TASK OBJECTIVE:
Leave the pictures out, and output exactly the lines from the one containing "Give me the matplotlib source for this chart." through the one containing "W, H, DPI = 837, 351, 100".

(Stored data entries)
-- start --

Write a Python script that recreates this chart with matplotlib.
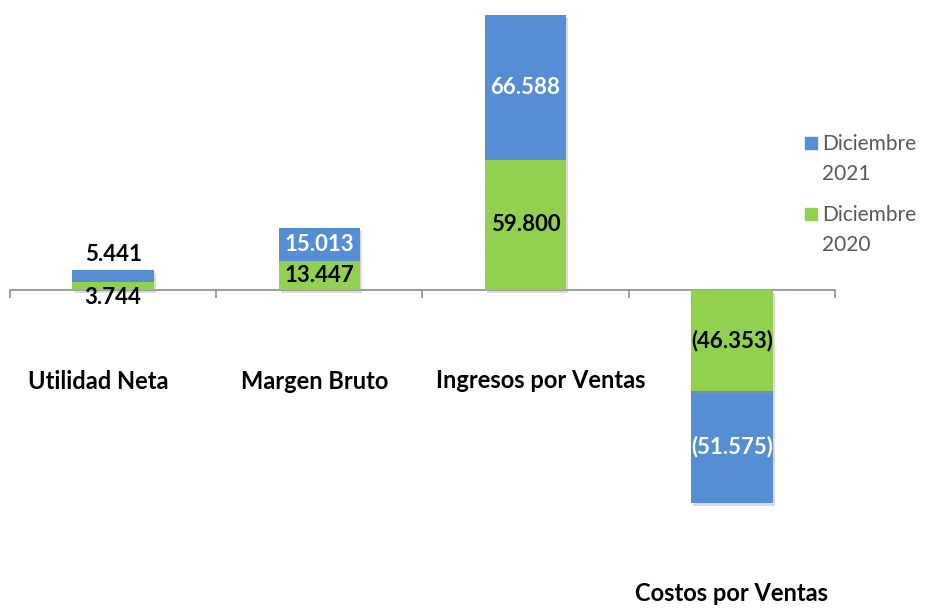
import numpy as np
import matplotlib.pyplot as plt
from matplotlib.patches import Rectangle
import matplotlib.patheffects as pe

categorias = ['Utilidad Neta', 'Margen Bruto', 'Ingresos por Ventas', 'Costos por Ventas']
dic_2021 = [5.441, 15.013, 66.588, -51.575]
dic_2020 = [3.744, 13.447, 59.800, -46.353]
etq_2021 = ['5.441', '15.013', '66.588', '(51.575)']
etq_2020 = ['3.744', '13.447', '59.800', '(46.353)']
series = ['Diciembre\n2021', 'Diciembre\n2020']

azul = '#558ED5'
verde = '#92D050'

plt.rcParams['font.family'] = ['Lato', 'DejaVu Sans']

fig = plt.figure(figsize=(9.28, 6.09), dpi=100)
ax = fig.add_axes([10/928, 0, 825/928, 599/609])

x = np.arange(len(categorias))
d20 = np.array(dic_2020)
d21 = np.array(dic_2021)
sombra = [pe.SimplePatchShadow(offset=(1.5, -2), shadow_rgbFace='#999999', alpha=0.35), pe.Normal()]
ax.bar(x, d20, width=0.395, color=verde, zorder=3, path_effects=sombra)
ax.bar(x, d21, width=0.395, bottom=d20, color=azul, zorder=2, path_effects=sombra)

# etiquetas centradas en cada tramo; la primera categoria va fuera de la barra
y21 = d20 + d21 / 2
y20 = d20 / 2
y21[0] = 16.1
y20[0] = -3.7
col21 = ['black', 'white', 'white', 'white']

for i in range(len(categorias)):
    ax.text(x[i], y21[i], etq_2021[i], ha='center', va='center',
            fontsize=16, fontweight='bold', color=col21[i], zorder=5)
    ax.text(x[i], y20[i], etq_2020[i], ha='center', va='center',
            fontsize=16, fontweight='bold', color='black', zorder=5)

y_cat = [-42.2, -42.2, -41.7, -139.5]
dx_cat = [-0.073, -0.024, 0.073, 0.0]
for i in range(len(categorias)):
    ax.text(x[i] + dx_cat[i], y_cat[i], categorias[i], ha='center', va='center',
            fontsize=17, fontweight='bold', color='black')

ax.set_xlim(-0.5, 3.5)
ax.set_ylim(-146.7, 128.7)

for s in ['top', 'right', 'left']:
    ax.spines[s].set_visible(False)
ax.spines['bottom'].set_position(('data', 0))
ax.spines['bottom'].set_color('#8C8C8C')
ax.spines['bottom'].set_linewidth(1.2)
ax.set_yticks([])
ax.set_xticks(np.arange(-0.5, 4, 1))
ax.set_xticklabels([])
ax.tick_params(axis='x', direction='out', length=6, color='#8C8C8C', width=1.2)

# leyenda a mano: el cuadro va a la altura de la primera linea
W, H = 928, 609
for k, (nombre, c) in enumerate(zip(series, [azul, verde])):
    ytop = 137 + k * 71
    fig.add_artist(Rectangle((805 / W, 1 - (ytop + 12) / H), 12 / W, 12 / H,
                             transform=fig.transFigure, color=c))
    fig.text(822 / W, 1 - (ytop - 3) / H, nombre, ha='left', va='top',
             fontsize=15, color='#595959', linespacing=1.6)

fig.savefig('out.png', dpi=100)
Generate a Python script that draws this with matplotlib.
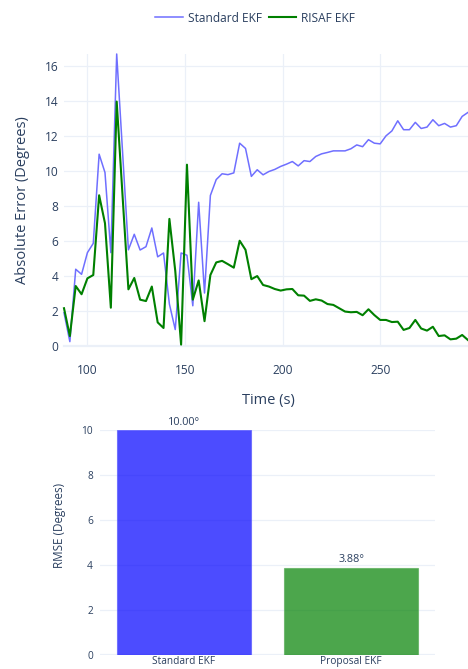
import numpy as np
import matplotlib
matplotlib.use("Agg")
import matplotlib.pyplot as plt

# %% data
time_s = [88, 91, 94, 97, 100, 103, 106, 109, 112, 115,
          118, 121, 124, 127, 130, 133, 136, 139, 142, 145,
          148, 151, 154, 157, 160, 163, 166, 169, 172, 175,
          178, 181, 184, 187, 190, 193, 196, 199, 202, 205,
          208, 211, 214, 217, 220, 223, 226, 229, 232, 235,
          238, 241, 244, 247, 250, 253, 256, 259, 262, 265,
          268, 271, 274, 277, 280, 283, 286, 289, 292, 295]

standardErr = [1.9, 0.25, 4.39, 4.1, 5.34, 5.87, 10.97, 9.92, 5.34, 16.7,
               11.1, 5.5, 6.39, 5.49, 5.68, 6.75, 5.1, 5.32, 2.4, 0.94,
               5.32, 5.19, 2.3, 8.22, 3.03, 8.61, 9.52, 9.85, 9.8, 9.9,
               11.6, 11.3, 9.7, 10.08, 9.79, 9.98, 10.1, 10.27, 10.4, 10.55,
               10.3, 10.6, 10.55, 10.84, 10.99, 11.07, 11.16, 11.16, 11.16, 11.28,
               11.5, 11.4, 11.8, 11.6, 11.56, 12.02, 12.3, 12.88, 12.37, 12.37,
               12.79, 12.44, 12.52, 12.94, 12.6, 12.73, 12.52, 12.6, 13.13, 13.36]

risafErr = [2.16, 0.57, 3.43, 2.96, 3.87, 4.06, 8.62, 7.02, 2.19, 13.98,
            8.6, 3.24, 3.89, 2.65, 2.57, 3.4, 1.35, 1.03, 7.27, 4.3,
            0.08, 10.37, 2.65, 3.75, 1.42, 4.06, 4.78, 4.87, 4.68, 4.48,
            6.02, 5.5, 3.82, 4.0, 3.49, 3.4, 3.26, 3.17, 3.24, 3.26,
            2.9, 2.88, 2.58, 2.67, 2.6, 2.4, 2.35, 2.16, 1.97, 1.93,
            1.95, 1.76, 2.1, 1.77, 1.49, 1.49, 1.37, 1.39, 0.92, 1.03,
            1.49, 1.0, 0.88, 1.1, 0.57, 0.61, 0.38, 0.42, 0.63, 0.34]

barNames = ["Standard EKF", "Proposal EKF"]
rmseValues = [10.00, 3.88]

# %% style
plt.rcParams['font.family'] = ['Open Sans', 'DejaVu Sans']
textColor = '#2a3f5f'
gridColor = '#EBF0F8'

fig = plt.figure(figsize=(4.68, 6.69), dpi=100)

# %% line chart
ax = fig.add_axes([64/468, 1-346/669, 404/468, 292/669])
ax.plot(time_s, standardErr, color='#6f6fff', lw=1.1, label='Standard EKF', zorder=3)
ax.plot(time_s, risafErr, color='#008000', lw=1.5, label='RISAF EKF', zorder=4)
ax.set_xlim(88, 295)
ax.set_ylim(0, 16.7)
ax.set_xticks([100, 150, 200, 250])
ax.set_yticks(np.arange(0, 17, 2))
ax.grid(True, color=gridColor, lw=0.9)
ax.axhline(0, color=gridColor, lw=1.6, zorder=1)
ax.set_axisbelow(True)
for s in ax.spines.values():
    s.set_visible(False)
ax.tick_params(length=0, labelsize=8.6, labelcolor=textColor)
ax.tick_params(axis='x', pad=13)
ax.tick_params(axis='y', pad=4)
for l in ax.get_lines():
    l.set_clip_on(False)
ax.set_xlabel('Time (s)', fontsize=10.5, color=textColor)
ax.xaxis.set_label_coords(0.505, -0.162)
ax.set_ylabel('Absolute Error (Degrees)', fontsize=10.5, color=textColor)
ax.yaxis.set_label_coords(-0.084, 0.5)

fig.legend(loc='center', bbox_to_anchor=(0.545, 1-18/669), ncol=2, frameon=False,
           fontsize=8.6, handlelength=2.3, handletextpad=0.4, columnspacing=0.6,
           labelcolor=textColor)

# %% bar chart
bx = fig.add_axes([100/468, 1-655/669, 335/468, 225/669])
bars = bx.bar(barNames, rmseValues, width=0.8, color=['blue', 'green'], alpha=0.7,
              edgecolor=['#5b5bff', '#5aae5a'], lw=0.8, zorder=3)
for b, v in zip(bars, rmseValues):
    bx.text(b.get_x() + b.get_width()/2, v + 0.1, f'{v:.2f}°', ha='center', va='bottom',
            fontsize=7.8, color=textColor)
bx.set_xlim(-0.5, 1.5)
bx.set_ylim(0, 10)
bx.set_yticks([0, 2, 4, 6, 8, 10])
bx.grid(True, axis='y', color=gridColor, lw=0.9)
bx.axhline(0, color=gridColor, lw=1.6, zorder=1)
bx.set_axisbelow(True)
for s in bx.spines.values():
    s.set_visible(False)
bx.tick_params(length=0, labelsize=7.3, labelcolor=textColor)
bx.tick_params(axis='x', pad=1)
bx.tick_params(axis='y', pad=5)
bx.set_ylabel('RMSE (Degrees)', fontsize=8.4, color=textColor)
bx.yaxis.set_label_coords(-0.101, 0.574)

fig.savefig('out.png', dpi=100)
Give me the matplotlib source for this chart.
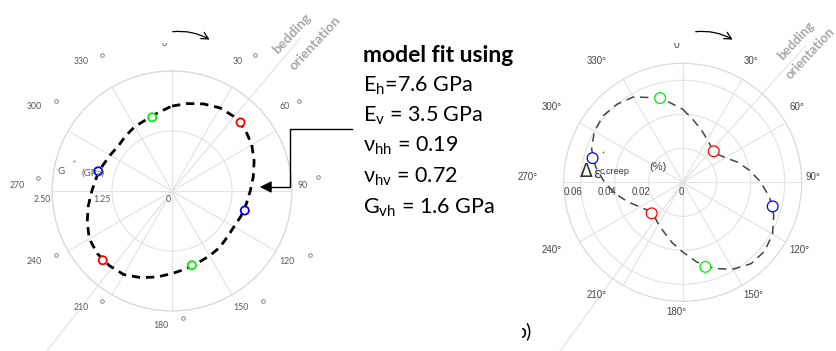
import numpy as np
import matplotlib
matplotlib.use("Agg")
import matplotlib.pyplot as plt
from matplotlib.patches import FancyArrowPatch
from matplotlib.lines import Line2D
from matplotlib.transforms import offset_copy, Bbox

W, H, DPI = 837, 351, 100

# ---------------- data ----------------
# loading directions of the tested samples (deg, clockwise from north)
sample_angles = [345, 45, 105, 165, 225, 285]
sample_colors = ["#00ee00", "#ff0000", "#0000ff", "#00ee00", "#ff0000", "#0000ff"]

# shear modulus G (GPa) and creep strain increment (%) per sample
shear_modulus = [1.59, 2.02, 1.57, 1.60, 2.04, 1.59]
creep_strain = [0.0513, 0.0258, 0.0548, 0.0515, 0.0258, 0.0549]

# model curves, sampled every 10 deg
fit_angles = list(range(0, 360, 10))
shear_fit = [1.77, 1.85, 1.93, 2.00, 2.02, 1.99, 1.92, 1.82, 1.72, 1.63,
             1.57, 1.53, 1.49, 1.50, 1.54, 1.56, 1.59, 1.65, 1.72, 1.82,
             1.92, 2.01, 2.03, 2.03, 1.99, 1.88, 1.77, 1.67, 1.60, 1.54,
             1.49, 1.46, 1.50, 1.55, 1.58, 1.66]
creep_fit = [0.043, 0.037, 0.0325, 0.029, 0.0265, 0.026, 0.029, 0.0345, 0.040, 0.046,
             0.052, 0.057, 0.061, 0.063, 0.0625, 0.059, 0.054, 0.0476, 0.041, 0.036,
             0.0315, 0.0285, 0.026, 0.026, 0.029, 0.034, 0.040, 0.046, 0.052, 0.057,
             0.060, 0.061, 0.060, 0.058, 0.053, 0.048]

angle_ticks = list(range(0, 360, 30))
shear_rings = [1.25, 2.50]
shear_ring_labels = ["1.25", "2.50"]
creep_rings = [0.02, 0.04, 0.06]
creep_ring_labels = ["0.02", "0.04", "0.06"]
shear_rmax = 2.5
creep_rmax = 0.07

model_lines = [
    ("E", "h", "=7.6 GPa"),
    ("E", "v", " = 3.5 GPa"),
    ("ν", "hh", " = 0.19"),
    ("ν", "hv", " = 0.72"),
    ("G", "vh", " = 1.6 GPa"),
]

# ---------------- figure ----------------
fig = plt.figure(figsize=(W / DPI, H / DPI), dpi=DPI)
fig.patch.set_facecolor("white")

SANS = ["Lato", "DejaVu Sans"]
ARIAL = ["Liberation Sans", "DejaVu Sans"]


def fx(x):
    return x / W


def fy(y):
    return 1 - y / H


def make_polar(cx, cy, rad, rmax, rings):
    ax = fig.add_axes([(cx - rad) / W, (H - cy - rad) / H, 2 * rad / W, 2 * rad / H],
                      projection="polar")
    ax.set_theta_zero_location("N")
    ax.set_theta_direction(-1)
    ax.set_ylim(0, rmax)
    ax.set_xticks(np.radians(angle_ticks))
    ax.set_xticklabels([])
    ax.set_yticks(rings)
    ax.set_yticklabels([])
    ax.tick_params(length=0)
    ax.grid(True, color="#e2e2e2", lw=0.8)
    ax.spines["polar"].set_color("#d6d6d6")
    ax.spines["polar"].set_linewidth(0.8)
    ax.set_facecolor("none")
    return ax


def clipped_text(x, y, s, box, **kw):
    t = fig.text(fx(x), fy(y), s, **kw)
    x0, y0, x1, y1 = box
    t.set_clip_box(Bbox.from_extents(x0, H - y1, x1, H - y0))
    t.set_clip_on(True)
    return t


# ---------- left: shear modulus ----------
axL = make_polar(172, 191, 120, shear_rmax, shear_rings)
thL = np.radians(fit_angles + [fit_angles[0]])
axL.plot(np.radians([40, 40]), [0, 4.15], color="#e6e6e6", lw=1.0, clip_on=False, zorder=1)
axL.plot(np.radians([218, 218]), [0, 4.3], color="#e6e6e6", lw=1.0, clip_on=False, zorder=1)
axL.plot(thL, shear_fit + [shear_fit[0]], color="black", lw=2.0, dashes=(3.0, 2.1), zorder=3)
axL.scatter(np.radians(sample_angles), shear_modulus, s=34, facecolors="white",
            edgecolors=sample_colors, linewidths=1.3, zorder=5)

off = offset_copy(axL.transData, fig=fig, x=-1, y=-8, units="dots")
for r, lab in zip([0] + shear_rings, ["0"] + shear_ring_labels):
    axL.text(np.radians(270), r, lab, transform=off, ha="right", va="center",
             fontsize=6.3, color="#595959", family=SANS, clip_on=False)

left_lab_pos = {30: (238, 61), 60: (285, 107), 90: (303, 185), 120: (287, 261),
                150: (241, 307), 180: (161, 325), 210: (81, 307), 240: (34, 261),
                270: (17, 185), 300: (34, 107), 330: (81, 61)}
left_deg_pos = {30: (255, 55), 60: (299, 101), 90: (318, 177), 120: (310, 255),
                150: (263, 301), 180: (183, 318), 210: (102, 301), 240: (56, 255),
                270: (38, 178), 300: (56, 101), 330: (102, 55)}
for a in angle_ticks[1:]:
    x, y = left_lab_pos[a]
    fig.text(fx(x), fy(y), str(a), ha="center", va="center", fontsize=6.3,
             color="#595959", family=SANS)
    dx, dy = left_deg_pos[a]
    fig.add_artist(Line2D([fx(dx)], [fy(dy)], marker="o", ms=2.6, mfc="none",
                          mec="#777777", mew=0.6, transform=fig.transFigure))
clipped_text(165, 44, "0", (150, 42.5, 180, 60), ha="center", va="center",
             fontsize=6.8, color="#595959", family=SANS)

fig.text(fx(61), fy(172), "G", ha="center", va="center", fontsize=7, color="#595959", family=SANS)
fig.text(fx(93), fy(173), "(GPa)", ha="center", va="center", fontsize=7, color="#595959",
         family=SANS, zorder=0)
fig.add_artist(Line2D([fx(74)], [fy(161)], marker="o", ms=1.3, mfc="#777777", mec="none",
                      transform=fig.transFigure))

# ---------- right: creep strain ----------
axR = make_polar(682.7, 182.3, 119, creep_rmax, creep_rings)
thR = np.radians(fit_angles + [fit_angles[0]])
axR.plot(np.radians([42, 42]), [0, 0.108], color="#e6e6e6", lw=1.0, clip_on=False, zorder=1)
axR.plot(np.radians([216, 216]), [0, 0.124], color="#e6e6e6", lw=1.0, clip_on=False, zorder=1)
axR.plot(thR, creep_fit + [creep_fit[0]], color="#444444", lw=1.1, dashes=(5.5, 3.8), zorder=3)
axR.scatter(np.radians(sample_angles), creep_strain, s=60, facecolors="white",
            edgecolors=sample_colors, linewidths=0.9, zorder=5)

offR = offset_copy(axR.transData, fig=fig, x=1.5, y=-10, units="dots")
for r, lab in zip([0] + creep_rings, ["0"] + creep_ring_labels):
    axR.text(np.radians(270), r, lab, transform=offR, ha="right", va="center",
             fontsize=7, color="#444444", family=ARIAL, clip_on=False)

right_lab_pos = {30: (751, 61), 60: (797, 107), 90: (813, 177), 120: (799, 250),
                 150: (753, 295), 180: (676, 312), 210: (597, 295), 240: (552, 250),
                 270: (528, 177), 300: (552, 107), 330: (597, 61)}
for a in angle_ticks[1:]:
    x, y = right_lab_pos[a]
    fig.text(fx(x), fy(y), f"{a}°", ha="center", va="center", fontsize=7,
             color="#444444", family=ARIAL)
clipped_text(677, 45, "0", (660, 43, 695, 60), ha="center", va="center",
             fontsize=7.5, color="#444444", family=ARIAL)

fig.text(fx(586), fy(171), "Δ", ha="center", va="center", fontsize=13.5, color="#333333",
         family=["DejaVu Sans"])
fig.text(fx(597), fy(174), "ε", ha="center", va="center", fontsize=10, color="#333333",
         family=["DejaVu Sans"])
fig.text(fx(615), fy(171), "c,creep", ha="center", va="center", fontsize=6.6,
         color="#333333", family=ARIAL)
fig.text(fx(658), fy(167), "(%)", ha="center", va="center", fontsize=8, color="#444444",
         family=ARIAL)
fig.add_artist(Line2D([fx(603)], [fy(152)], marker="o", ms=1.3, mfc="#777777", mec="none",
                      transform=fig.transFigure))

# ---------- bedding labels ----------
for (bx, by), (ox, oy), fs in [((292, 34), (315, 43), 10), ((796, 41), (810, 53), 9.5)]:
    fig.text(fx(bx), fy(by), "bedding", rotation=47, ha="center", va="center",
             fontsize=fs, fontweight="bold", color="#a6a6a6", family=SANS)
    fig.text(fx(ox), fy(oy), "orientation", rotation=47, ha="center", va="center",
             fontsize=fs, fontweight="bold", color="#a6a6a6", family=SANS)

# ---------- rotation arrows ----------
for x0 in (170, 693):
    fig.add_artist(FancyArrowPatch((fx(x0), fy(32)), (fx(x0 + 42), fy(41)),
                                   transform=fig.transFigure,
                                   connectionstyle="arc3,rad=-0.18",
                                   arrowstyle="->,head_length=5,head_width=2.6",
                                   color="black", lw=0.9))

# ---------- model parameter block ----------
fig.text(fx(363), fy(55), "model fit using", ha="left", va="center", fontsize=16.5,
         fontweight="bold", color="black", family=SANS)
line_y = [86, 116, 146, 177, 208]
for (sym, sub, rest), y in zip(model_lines, line_y):
    fig.text(fx(363), fy(y),
             sym + r"$_{\mathregular{" + sub + r"}}$" + rest,
             ha="left", va="center", fontsize=15.5, color="black", family=SANS)

# connector from the parameter block to the curve
fig.add_artist(Line2D([fx(352), fx(290), fx(290), fx(268)],
                      [fy(129), fy(129), fy(187), fy(187)],
                      color="black", lw=1.0, transform=fig.transFigure))
fig.add_artist(FancyArrowPatch((fx(272), fy(187)), (fx(257), fy(187)),
                               transform=fig.transFigure,
                               arrowstyle="-|>,head_length=7,head_width=3.5",
                               color="black", lw=1.0))

clipped_text(516, 331, "b)", (522, 312, 560, 348), ha="left", va="center", fontsize=14,
             color="black", family=SANS)

fig.savefig("out.png", dpi=DPI, facecolor="white")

-- end --

TASK ANSWER:
Give me the matplotlib source for this chart.
import numpy as np
import matplotlib
matplotlib.use("Agg")
import matplotlib.pyplot as plt
from matplotlib.patches import FancyArrowPatch
from matplotlib.lines import Line2D
from matplotlib.transforms import offset_copy, Bbox

W, H, DPI = 837, 351, 100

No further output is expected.